Let’s say you feel stuck with an assignment. What do you do? Writer’s block can occur at any point during the writing process. You may find yourself sitting down to write when you suddenly realize that you can’t think of a single thing to say. Don’t panic! It’s a common problem with a variety of solutions. Here are a few tips.

  • Try writing out your dilemma in the form of a question: “What is it I’m trying to say?” “What are my goals?” Then brainstorm to answer these questions.
  • Take a break. Ten minutes away from your work will usually recharge your creativity.
  • Review other ideas on your topic to see what other people are saying. Even opposing views can be inspiring.
  • Bounce ideas off someone else. Speaking about your writer’s block with friends, family, and fellow students may help untangle ideas or generate new ones.
  • Read aloud what you’ve already written to see if the juices start flowing again.

Don’t be afraid of the horrible, no-good words. At least you have words. That’s an accomplishment. Many give up before even getting that far. You didn’t. You have an ugly first draft. Now get to work on the second. It’ll still be ugly but much less so than the first. Make sure that you start early to have enough time to go through many drafts. If you wait until the day before, you will have time for only one draft, and that will show in your writing.

Rough draft of paper showing a typed essay with lots of handwritten notes such as: provide context here, check on spacing requirements, can I make this claim? need more content here, cut this, I like this part, and so forth. Many sentences and words are underlined or circled.

Figure 1. Take a look at this example with notes a student wrote on her rough draft.
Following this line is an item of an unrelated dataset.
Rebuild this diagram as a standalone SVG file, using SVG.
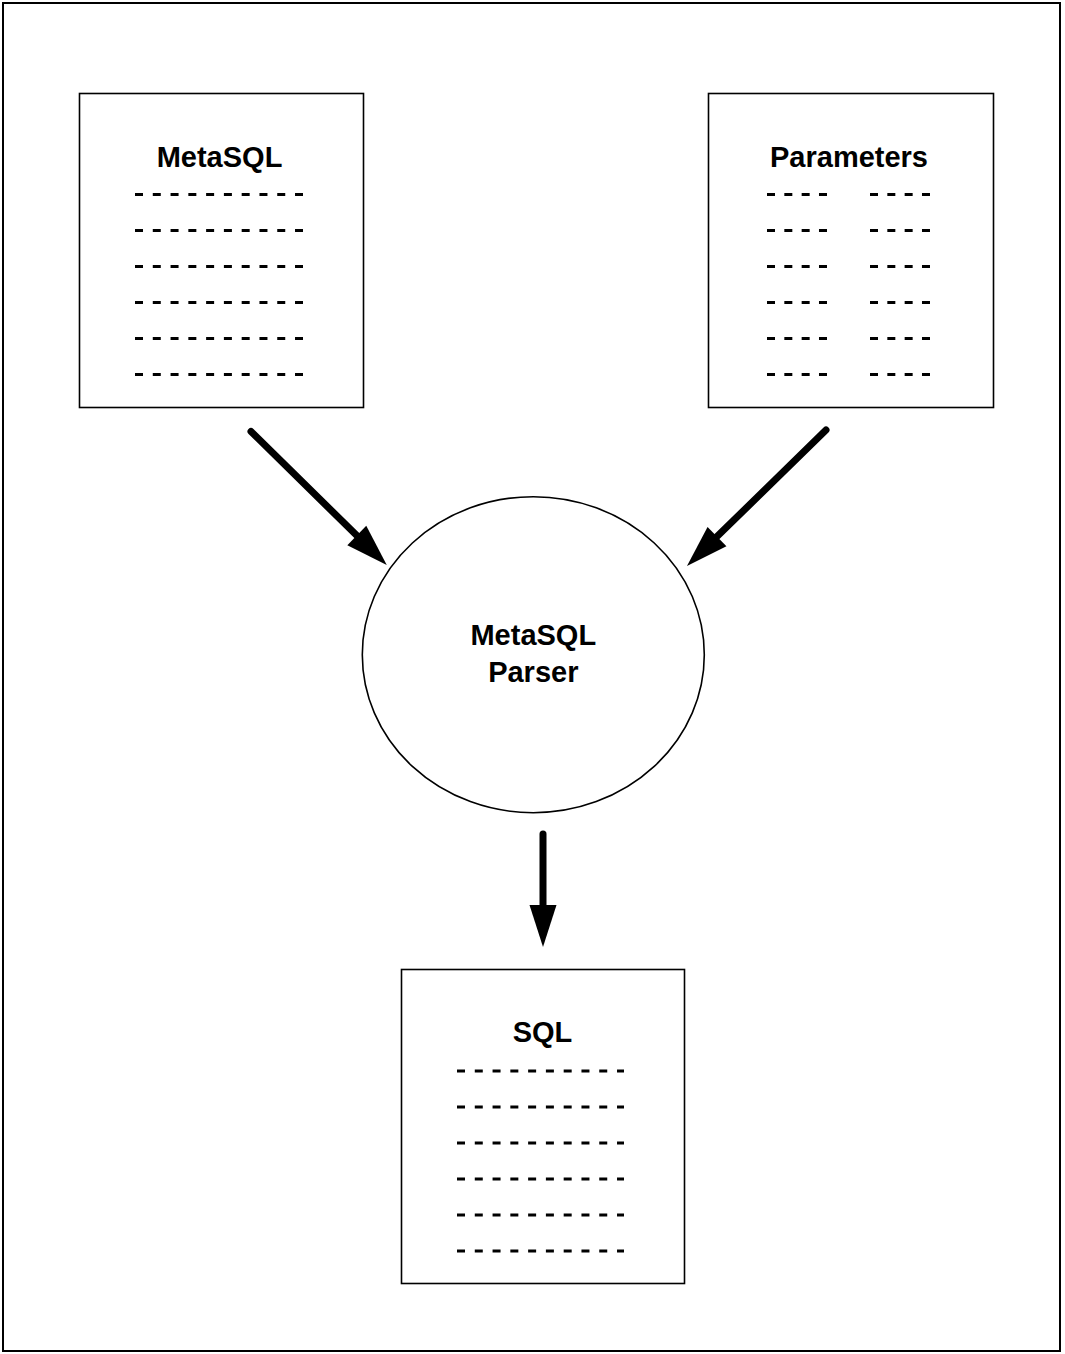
<svg xmlns="http://www.w3.org/2000/svg" width="1065" height="1354" viewBox="0 0 1065 1354">
<style>
.box{fill:#fff;stroke:#000;stroke-width:1.6}
.title{font-family:"Liberation Sans",Arial,sans-serif;font-weight:bold;font-size:29px;text-anchor:middle;fill:#000}
.dash{stroke:#000;stroke-width:3;stroke-dasharray:8 9.78;fill:none}
.pdash{stroke:#000;stroke-width:3;stroke-dasharray:8 9.33;fill:none}
.conn{stroke:#000;stroke-width:7;stroke-linecap:round;fill:none;marker-end:url(#head)}
</style>
<defs>
<marker id="head" markerUnits="userSpaceOnUse" markerWidth="44" markerHeight="28" refX="0" refY="13.5" orient="auto" overflow="visible">
<path d="M0,0 L42,13.5 L0,27 Z" fill="#000"/>
</marker>
</defs>
<rect x="3" y="3" width="1057" height="1348" fill="#fff" stroke="#000" stroke-width="2"/>
<g id="metasql">
<rect class="box" x="79.5" y="93.5" width="284" height="314"/>
<text class="title" x="219.5" y="166.5">MetaSQL</text>
<path class="dash" d="M135,194.5H303M135,230.5H303M135,266.5H303M135,302.5H303M135,338.5H303M135,374.5H303"/>
</g>
<g id="parameters">
<rect class="box" x="708.5" y="93.5" width="285" height="314"/>
<text class="title" x="849" y="166.5">Parameters</text>
<path class="pdash" d="M767,194.5H827M767,230.5H827M767,266.5H827M767,302.5H827M767,338.5H827M767,374.5H827"/>
<path class="pdash" d="M870,194.5H930M870,230.5H930M870,266.5H930M870,302.5H930M870,338.5H930M870,374.5H930"/>
</g>
<g id="parser">
<ellipse class="box" cx="533.3" cy="654.7" rx="171" ry="158"/>
<text class="title" x="533.3" y="645">MetaSQL</text>
<text class="title" x="533.3" y="681.5">Parser</text>
</g>
<g id="sql">
<rect class="box" x="401.5" y="969.5" width="283" height="314"/>
<text class="title" x="542.5" y="1042">SQL</text>
<path class="dash" d="M457,1071H624M457,1107H624M457,1143H624M457,1179H624M457,1215H624M457,1251H624"/>
</g>
<g id="connectors">
<line class="conn" x1="251" y1="431.5" x2="356.8" y2="535.5"/>
<line class="conn" x1="826" y1="430" x2="717" y2="536.6"/>
<line class="conn" x1="543" y1="834" x2="543" y2="905"/>
</g>
</svg>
Once you complete your own rough draft, you will want to engage in a revision and editing process that involves feedback, time, and diligence on your part.

The Second Draft

The second draft is about organizing your information logically and effectively. If you created a thorough first draft, this should be easy. Organize the main points that you plan to make, find supporting evidence for each point, and spend a few sentences explaining what conclusions you are able to draw from the information. Most writing assignments ask students to draw conclusions on their own. It weakens your argument to use phrases like might, I think, and maybe, so keep an eye out for those and edit them out in your second draft.

The Third Draft and More

The third and any subsequent drafts are really about finesse. These are the drafts that will hook your reader and help you earn the grade that you want. Try to write an attention-grabbing introduction as well as a conclusion that leaves the reader thinking about your paper. If you are still struggling with the overall flow of your paper, go back to your first draft and start rewriting.

Often your main point will change by the time you get to this draft, and that is fine. However, you may need to go back to your first draft when this happens. The elusive “show, don’t tell” expression comes into play in this draft, meaning that you want to set the stage for the reader to have them experience and feel a certain way instead of merely telling them what to experience or feel. Your audience wants to be informed, and they want to understand how you feel about the topic.

During this draft, check that you are showing your own thoughts in your writing, and synthesizing from multiple sources. You need to show that you know what you’re talking about and that you can write in an engaging style. If you are bored reading the paper, chances are the audience will be, too. At this point in your writing, you can add action verbs, remove passive verbs, and use more examples. You might also visit your campus’ writing center to have another reader take look at your work.


Although we often use the terms first draft, second draft, third draft, etc., know that there are no set boundaries on what constitutes each draft. Your teacher may include specifics in an assignment, but if not, then there are no set definitions of what the drafting process looks like. The importance of writing multiple drafts is to revisit and revise your paper through multiple passes. If you hit a point where you’re not sure what the next step should be, here are three key questions to ask.

Black and white photo of a tablet displaying text and wireless keyboard, on a table in a cafe with people in the background.

Figure 2. During your revision process, ensure that all of your claims are supported by evidence. This will strengthen your credibility as a writer.

1) Does the argument hold together?

Does your essay move convincingly from one point to the next? Maybe you decide to move your key points around and change the structure of the essay.

Do your paragraphs carry the argument clearly? You might want to look at the links between paragraphs to make the relationships between them more clear.

2) Is your argument supported by evidence?

Every point you make should have some evidence to support it. Maybe there’s still some reading you need to do to find the evidence you need.

3) Does the essay have an effective introduction and conclusion?

At this stage, you have a good idea of what the essay as a whole will look like. So now is the time to write and refine your introduction and your conclusion. These are much easier to write at this second stage than straight off at the start of your work on the essay.